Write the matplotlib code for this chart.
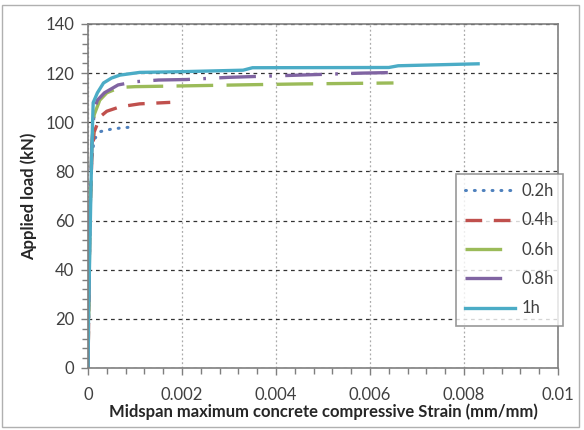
import matplotlib
matplotlib.use("Agg")
import matplotlib.pyplot as plt
from matplotlib.patches import Rectangle
from matplotlib.ticker import MultipleLocator

plt.rcParams['font.family'] = ['Lato', 'DejaVu Sans']

# strain (mm/mm) vs applied load (kN) for each depth ratio
x_02 = [0, 0.00002, 0.00004, 0.00008, 0.00013, 0.00026, 0.00047, 0.0007, 0.0009]
y_02 = [0, 30, 60, 85, 93, 96.2, 97.1, 97.7, 98]

x_04 = [0, 0.00002, 0.00004, 0.00008, 0.00013, 0.00026, 0.0004, 0.00068, 0.0011, 0.00175]
y_04 = [0, 30, 60, 85, 96, 102.3, 104.5, 106.3, 107.5, 108.1]

x_06 = [0, 0.00002, 0.00004, 0.00008, 0.00013, 0.00025, 0.0004, 0.00068, 0.001, 0.002,
        0.0035, 0.0045, 0.0055, 0.0065]
y_06 = [0, 30, 60, 90, 103, 109, 112, 114.2, 114.5, 114.8, 115.3, 115.6, 115.8, 116]

x_08 = [0, 0.00002, 0.00004, 0.00008, 0.00013, 0.0002, 0.00035, 0.00064, 0.001, 0.0015,
        0.0021, 0.003, 0.0035, 0.0045, 0.0058, 0.0066]
y_08 = [0, 30, 60, 90, 105, 109, 112, 115.2, 116.5, 117.2, 117.4, 118.3, 118.6, 119.2, 120, 120.3]

x_1 = [0, 0.00001, 0.00003, 0.00005, 0.00007, 0.00009, 0.00011, 0.0002, 0.00033, 0.0005,
       0.00068, 0.0011, 0.002, 0.0033, 0.0035, 0.0064, 0.0066, 0.0083]
y_1 = [0, 20, 40, 60, 80, 95, 108, 112, 116, 118, 119.2, 120.3, 120.6, 121.2, 122.2, 122.3, 123, 123.8]

fig = plt.figure(figsize=(5.84, 4.30), dpi=100)
ax = fig.add_axes([0.1507, 0.1442, 0.8048, 0.80])

# outer chart border
fig.patches.append(Rectangle((0.004, 0.008), 0.988, 0.98, transform=fig.transFigure,
                             fill=False, edgecolor='#b0b0b0', linewidth=1))

ax.plot(x_02, y_02, color='#4F81BD', lw=2.2, dashes=(0.3, 2.6), dash_capstyle='round', label='0.2h')
ax.plot(x_04, y_04, color='#C0504D', lw=2.4, dashes=(5, 3.5), label='0.4h')
ax.plot(x_06, y_06, color='#9BBB59', lw=2.4, dashes=(11, 4), label='0.6h')
ax.plot(x_08, y_08, color='#8064A2', lw=2.4, dashes=(11, 4, 0.8, 4), label='0.8h')
ax.plot(x_1, y_1, color='#4BACC6', lw=2.4, label='1h')

ax.set_xlim(0, 0.01)
ax.set_ylim(0, 140)
ax.xaxis.set_major_locator(MultipleLocator(0.002))
ax.xaxis.set_minor_locator(MultipleLocator(0.0004))
ax.yaxis.set_major_locator(MultipleLocator(20))
ax.yaxis.set_minor_locator(MultipleLocator(4))
ax.set_xticks([0, 0.002, 0.004, 0.006, 0.008, 0.01])
ax.set_xticklabels(['0', '0.002', '0.004', '0.006', '0.008', '0.01'])

ax.grid(axis='y', which='major', color='#333333', linestyle=(0, (3, 3)), linewidth=0.9)
ax.grid(axis='x', which='major', color='#aaaaaa', linestyle=(0, (1.5, 2)), linewidth=0.9)
ax.set_axisbelow(True)

for s in ax.spines.values():
    s.set_color('#7f7f7f')
    s.set_linewidth(1.2)
ax.tick_params(which='both', direction='out', color='#7f7f7f', width=1, labelsize=12,
               labelcolor='#404040')
ax.tick_params(which='major', length=5, pad=5)
ax.tick_params(which='minor', length=4)
ax.tick_params(axis='x', which='major', pad=9)

ax.set_xlabel('Midspan maximum concrete compressive Strain (mm/mm)', fontsize=12,
              fontweight='bold', color='#262626', labelpad=0)
ax.set_ylabel('Applied load (kN)', fontsize=12, fontweight='bold', color='#262626', labelpad=6)

leg = ax.legend(loc='upper left', bbox_to_anchor=(0.783, 0.564), fontsize=12,
                handlelength=3.0, labelspacing=0.8, fancybox=False, borderpad=0.55,
                handletextpad=0.4, borderaxespad=0)
leg.get_frame().set_edgecolor('#7f7f7f')
leg.get_frame().set_linewidth(1.2)
for t in leg.get_texts():
    t.set_color('#404040')

fig.savefig('out.png', dpi=100)
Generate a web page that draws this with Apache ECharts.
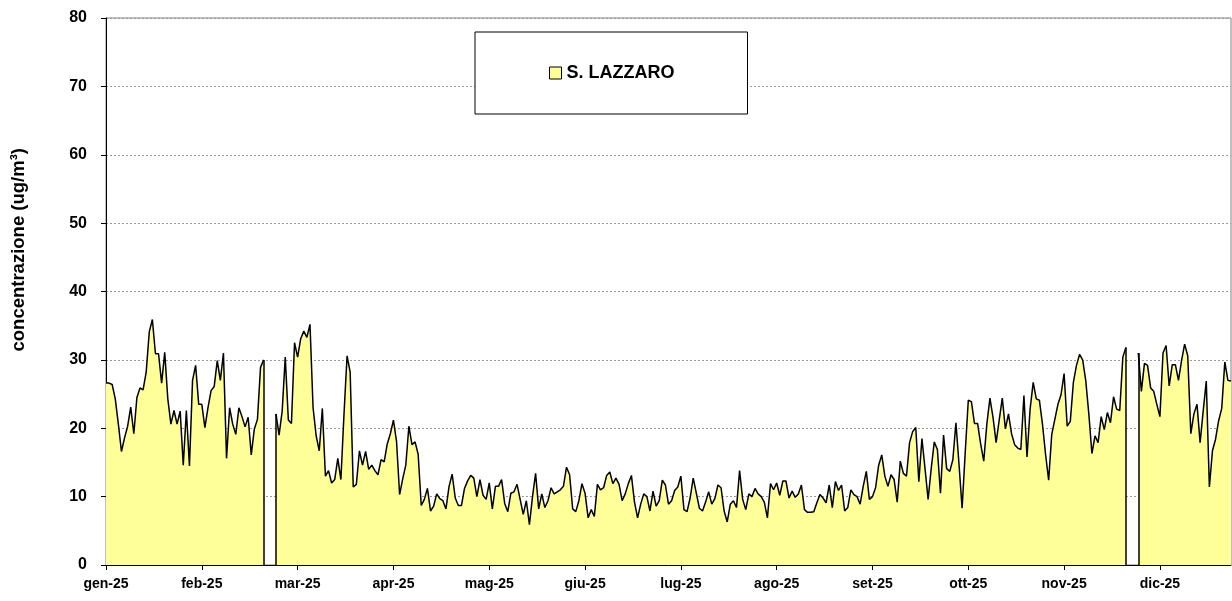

####

The request:
Exactly restate the lines from the beginning of the data through the line with "ax.plot(x_1, y_1, color='#4BACC6', lw=2.4, label='1h')", and no others, keeping pictures out.

Response for this exercise:
Write the matplotlib code for this chart.
import matplotlib
matplotlib.use("Agg")
import matplotlib.pyplot as plt
from matplotlib.patches import Rectangle
from matplotlib.ticker import MultipleLocator

plt.rcParams['font.family'] = ['Lato', 'DejaVu Sans']

# strain (mm/mm) vs applied load (kN) for each depth ratio
x_02 = [0, 0.00002, 0.00004, 0.00008, 0.00013, 0.00026, 0.00047, 0.0007, 0.0009]
y_02 = [0, 30, 60, 85, 93, 96.2, 97.1, 97.7, 98]

x_04 = [0, 0.00002, 0.00004, 0.00008, 0.00013, 0.00026, 0.0004, 0.00068, 0.0011, 0.00175]
y_04 = [0, 30, 60, 85, 96, 102.3, 104.5, 106.3, 107.5, 108.1]

x_06 = [0, 0.00002, 0.00004, 0.00008, 0.00013, 0.00025, 0.0004, 0.00068, 0.001, 0.002,
        0.0035, 0.0045, 0.0055, 0.0065]
y_06 = [0, 30, 60, 90, 103, 109, 112, 114.2, 114.5, 114.8, 115.3, 115.6, 115.8, 116]

x_08 = [0, 0.00002, 0.00004, 0.00008, 0.00013, 0.0002, 0.00035, 0.00064, 0.001, 0.0015,
        0.0021, 0.003, 0.0035, 0.0045, 0.0058, 0.0066]
y_08 = [0, 30, 60, 90, 105, 109, 112, 115.2, 116.5, 117.2, 117.4, 118.3, 118.6, 119.2, 120, 120.3]

x_1 = [0, 0.00001, 0.00003, 0.00005, 0.00007, 0.00009, 0.00011, 0.0002, 0.00033, 0.0005,
       0.00068, 0.0011, 0.002, 0.0033, 0.0035, 0.0064, 0.0066, 0.0083]
y_1 = [0, 20, 40, 60, 80, 95, 108, 112, 116, 118, 119.2, 120.3, 120.6, 121.2, 122.2, 122.3, 123, 123.8]

fig = plt.figure(figsize=(5.84, 4.30), dpi=100)
ax = fig.add_axes([0.1507, 0.1442, 0.8048, 0.80])

# outer chart border
fig.patches.append(Rectangle((0.004, 0.008), 0.988, 0.98, transform=fig.transFigure,
                             fill=False, edgecolor='#b0b0b0', linewidth=1))

ax.plot(x_02, y_02, color='#4F81BD', lw=2.2, dashes=(0.3, 2.6), dash_capstyle='round', label='0.2h')
ax.plot(x_04, y_04, color='#C0504D', lw=2.4, dashes=(5, 3.5), label='0.4h')
ax.plot(x_06, y_06, color='#9BBB59', lw=2.4, dashes=(11, 4), label='0.6h')
ax.plot(x_08, y_08, color='#8064A2', lw=2.4, dashes=(11, 4, 0.8, 4), label='0.8h')
ax.plot(x_1, y_1, color='#4BACC6', lw=2.4, label='1h')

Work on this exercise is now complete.